The example starting this discussion was not "avoid talking to a taxi driver." It was "book the taxi with an app at higher cost vs using the phone." No Waymos in Europe for them to avoid the drivers with just yet. Simply spending to avoid a phone call.
I'm skeptical we save a lot of time with our technology-mediated world. I think I could say "one medium pizza with pepperoni" and hear back "ok it'll be ready in 20 minutes" on a phone call quicker than I can put that order in with a device. Apps/websites are only better for group orders that require coordination. That's after I've picked out the restaurant, of course, but there is no shortage of literature on how the huge menu of choices presented by modern app-based services usually slows down people's decision making. (Amusingly this may swing back the other way, just with us talking to LLM-backed machines soon, but I find it hard to believe "we don't want to talk to the guy at the pizza place because we value our time THAT MUCH.") Compared to the phenomenon discussed in all sorts of media from https://www.reddit.com/r/memes/comments/15ecqat/phonephobia/ to https://www.thecut.com/article/psychologists-explain-your-ph... to https://www.cbsnews.com/newyork/news/gen-z-developing-fear-o...

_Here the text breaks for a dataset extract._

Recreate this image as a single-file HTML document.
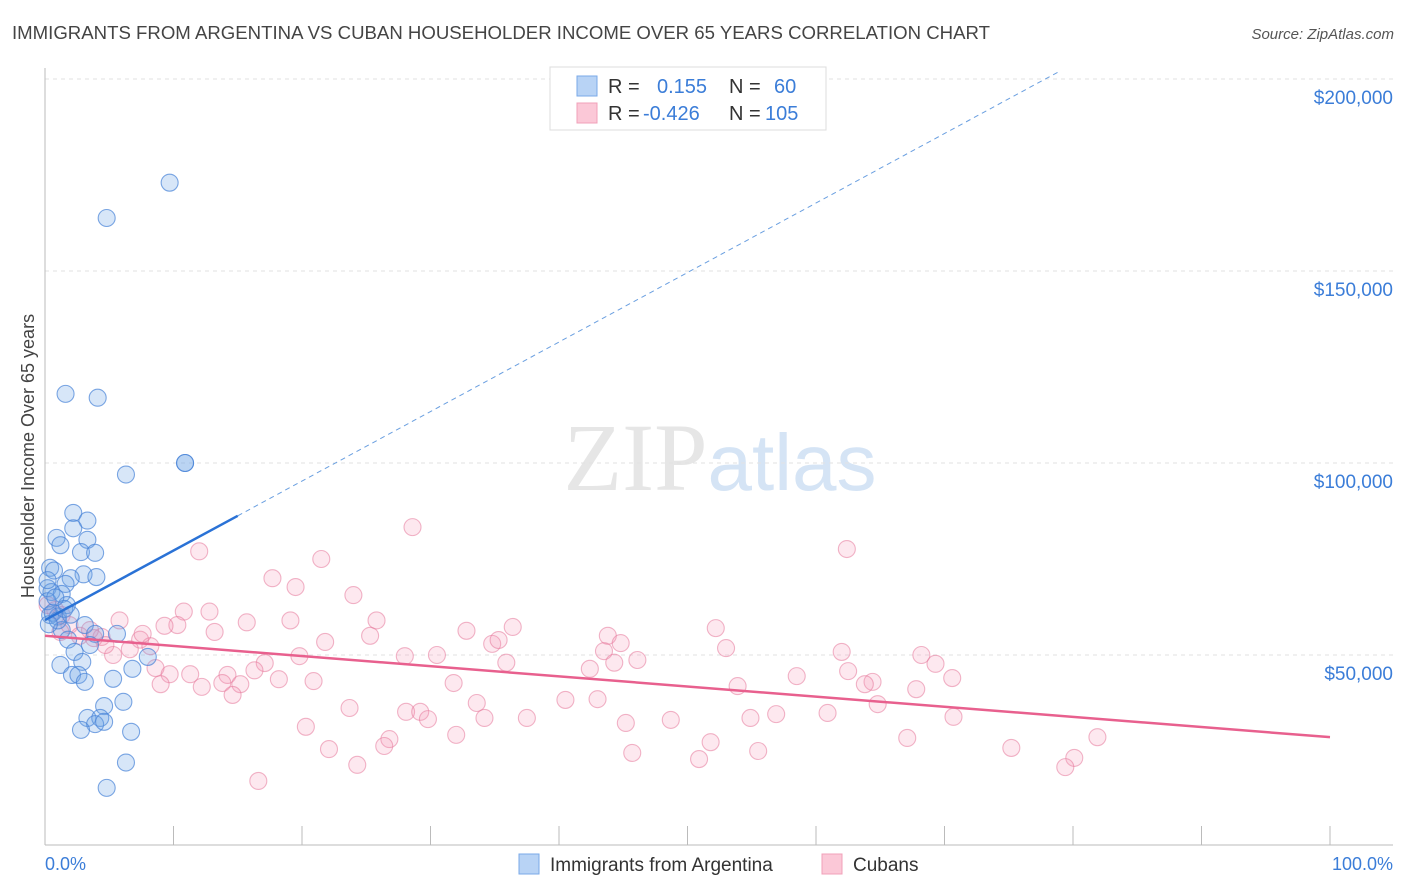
<!DOCTYPE html>
<html><head><meta charset="utf-8"><style>
body{margin:0;background:#fff;font-family:"Liberation Sans",sans-serif;}
svg{display:block}
</style></head><body>
<svg id="c" width="1406" height="892" xmlns="http://www.w3.org/2000/svg">
<text x="12" y="39" font-size="18" fill="#444" textLength="978" lengthAdjust="spacingAndGlyphs">IMMIGRANTS FROM ARGENTINA VS CUBAN HOUSEHOLDER INCOME OVER 65 YEARS CORRELATION CHART</text>
<text x="1394" y="39" font-size="15" fill="#555" text-anchor="end" font-style="italic">Source: ZipAtlas.com</text>
<text x="720" y="490" font-size="96" text-anchor="middle" fill="#e6e6e6" font-family="Liberation Serif">ZIP<tspan fill="#d5e4f5" font-family="Liberation Sans" font-size="80">atlas</tspan></text>
<text transform="translate(34,456) rotate(-90)" font-size="18" fill="#444" text-anchor="middle">Householder Income Over 65 years</text>
<g id="grid"></g><g id="pts"></g><g id="lines"></g>
<g>
<rect x="550" y="67" width="276" height="63" fill="#fff" stroke="#ddd"/>
<rect x="577" y="76" width="20" height="20" fill="#b8d3f5" stroke="#7aaae8"/>
<rect x="577" y="103" width="20" height="20" fill="#fbc8d7" stroke="#f0a0b8"/>
<text x="608" y="93" font-size="20" fill="#333">R = <tspan x="657" fill="#3b7dd8">0.155</tspan><tspan x="729" fill="#333">N =</tspan><tspan x="774" fill="#3b7dd8">60</tspan></text>
<text x="608" y="120" font-size="20" fill="#333">R = <tspan x="643" fill="#3b7dd8">-0.426</tspan><tspan x="729" fill="#333">N =</tspan><tspan x="765" fill="#3b7dd8">105</tspan></text>
</g>
<g>
<rect x="519" y="854" width="20" height="20" fill="#b8d3f5" stroke="#7aaae8"/>
<text x="550" y="871" font-size="19" fill="#333">Immigrants from Argentina</text>
<rect x="822" y="854" width="20" height="20" fill="#fbc8d7" stroke="#f0a0b8"/>
<text x="853" y="871" font-size="19" fill="#333">Cubans</text>
</g>
<text x="45" y="870" font-size="18" fill="#3b7dd8">0.0%</text>
<text x="1393" y="870" font-size="18" fill="#3b7dd8" text-anchor="end">100.0%</text>
</svg>
<script>
const yTicks=[50000,100000,150000,200000];
const yTickLabels=["$50,000","$100,000","$150,000","$200,000"];
const blueX=[9.7,4.8,1.6,4.1,10.9,6.3,2.2,3.3,2.2,0.9,3.3,1.2,2.8,3.9,0.4,0.7,3.0,4.0,2.0,1.6,0.2,0.5,1.3,1.7,0.4,1.0,3.1,1.3,5.6,3.9,1.8,3.5,8.0,2.3,2.9,1.2,6.8,2.1,2.6,3.1,5.3,6.1,4.6,3.3,4.3,3.9,4.6,2.8,6.7,6.3,4.8,0.2,0.2,10.9,0.6,1.0,0.3,1.5,0.8,2.0];
const blueY=[173,163.8,118,117,100,97,87,85,83,80.5,80,78.6,76.8,76.6,72.7,72,71,70.3,70,68.5,67.4,66.4,65.9,63,60.4,60,57.8,56.5,55.5,55.5,54,52.6,49.5,50.8,48.2,47.4,46.4,44.8,44.8,43,43.8,37.8,36.7,33.6,33.6,32,32.6,30.5,30,22,15.4,69.5,64,100,61,59,58,62,65,60.5];
const pinkX=[12,21.5,28.6,62.4,17.7,19.5,24,12.8,10.8,5.8,25.8,15.7,19.1,10.3,9.3,13.2,25.3,32.8,36.4,43.8,44.8,52.2,53,62,68.2,7.4,4.4,21.8,34.8,35.3,19.8,28,30.5,35.9,43.5,44.3,46.1,5.3,6.6,8.6,9.7,11.3,14.2,17.1,16.3,8.2,42.4,62.5,69.3,70.6,64.4,58.5,18.2,20.9,9,12.2,13.8,15.2,14.6,31.8,53.9,63.8,67.8,40.5,43,33.6,23.7,28.1,29.2,29.8,34.2,37.5,45.2,48.7,54.9,56.9,60.9,64.8,70.7,20.3,32,26.8,26.4,22.1,24.3,45.7,51.8,55.5,50.9,67.1,75.2,80.1,79.4,81.9,16.6,0.2,0.8,1.3,1.9,1.2,3.5,2.7,3.8,4.7,7.6];
const pinkY=[77,75,83.3,77.6,70,67.7,65.6,61.3,61.3,59,59,58.5,59,57.8,57.6,56,55,56.3,57.3,55,53.1,57,51.8,50.8,50,54,54.7,53.4,52.9,53.9,49.7,49.7,50,48,51,48,48.7,50,51.5,46.6,45,45,44.8,47.9,46,52.3,46.4,45.8,47.7,44,43,44.5,43.7,43.2,42.4,41.7,42.7,42.4,39.6,42.7,41.9,42.4,41.1,38.3,38.5,37.5,36.2,35.2,35.2,33.3,33.6,33.6,32.3,33.1,33.6,34.6,34.9,37.2,33.9,31.3,29.2,28.1,26.3,25.5,21.4,24.5,27.3,25,22.9,28.4,25.8,23.2,20.8,28.6,17.2,63,61.7,60.4,57.8,56,56.5,55,54.4,52.6,55.5];
const blueFit=[59.1,1.81];
const pinkFit=[55,-0.264];
const X=p=>45+12.85*p;
const Y=v=>847-v*192/50000;
const NS="http://www.w3.org/2000/svg";
function mk(t,a,parent){const e=document.createElementNS(NS,t);for(const k in a)e.setAttribute(k,a[k]);parent.appendChild(e);return e;}
const g=document.getElementById('grid');
yTicks.forEach((v,i)=>{
 const l=mk('line',{x1:45,x2:1393,y1:Y(v),y2:Y(v),stroke:'#e2e2e2','stroke-dasharray':'4,4'},g);
 
 
 const t=mk('text',{x:1393,y:Y(v)+25,'font-size':19,fill:'#3b7dd8','text-anchor':'end'},g);
 t.textContent=yTickLabels[i];
 
 
});
const ax=mk('line',{x1:45,x2:45,y1:68,y2:845,stroke:'#bbb'},g);


const bx=mk('line',{x1:45,x2:1393,y1:845,y2:845,stroke:'#bbb'},g);


for(let i=0;i<=10;i++){
 const tk=mk('line',{x1:X(i*10),x2:X(i*10),y1:826,y2:845,stroke:'#bbb'},g);
 
 
}
const pg=document.getElementById('pts');
pinkX.forEach((x,i)=>{
 const c=mk('circle',{cx:X(x),cy:Y(pinkY[i]*1000),r:8.5,fill:'rgba(245,150,180,0.22)',stroke:'rgba(230,120,155,0.55)','stroke-width':1.1},pg);
 
 
});
blueX.forEach((x,i)=>{
 const c=mk('circle',{cx:X(x),cy:Y(blueY[i]*1000),r:8.5,fill:'rgba(110,165,230,0.28)',stroke:'rgba(70,130,215,0.7)','stroke-width':1.1},pg);
 
 
});
const lg=document.getElementById('lines');
const f=(fit,x)=>Y((fit[0]+fit[1]*x)*1000);
const b1=mk('line',{x1:X(0),y1:f(blueFit,0),x2:X(15),y2:f(blueFit,15),stroke:'#2a72d6','stroke-width':2.5},lg);


const b2=mk('line',{x1:X(15),y1:f(blueFit,15),x2:X(79),y2:f(blueFit,79),stroke:'#6a9fe0','stroke-width':1,'stroke-dasharray':'5,4'},lg);


const p1=mk('line',{x1:X(0),y1:f(pinkFit,0),x2:X(100),y2:f(pinkFit,100),stroke:'#e8608e','stroke-width':2.5},lg);


</script>
</body></html>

Very curious if you have a source for that time value bit. I find it hard to believe. We Americans often have EXTREMELY long commutes using a mode of transportation that allows less multitasking than most others. I don't mind my car-based commute personally - it lets me listen to music in peace - but that's similar to how I don't mind making small talk while getting my hair cut - it's a peaceful respite from the usual noise of modern life. Certainly a nice change of pace from using that time to scroll social media or argue on the internet even more.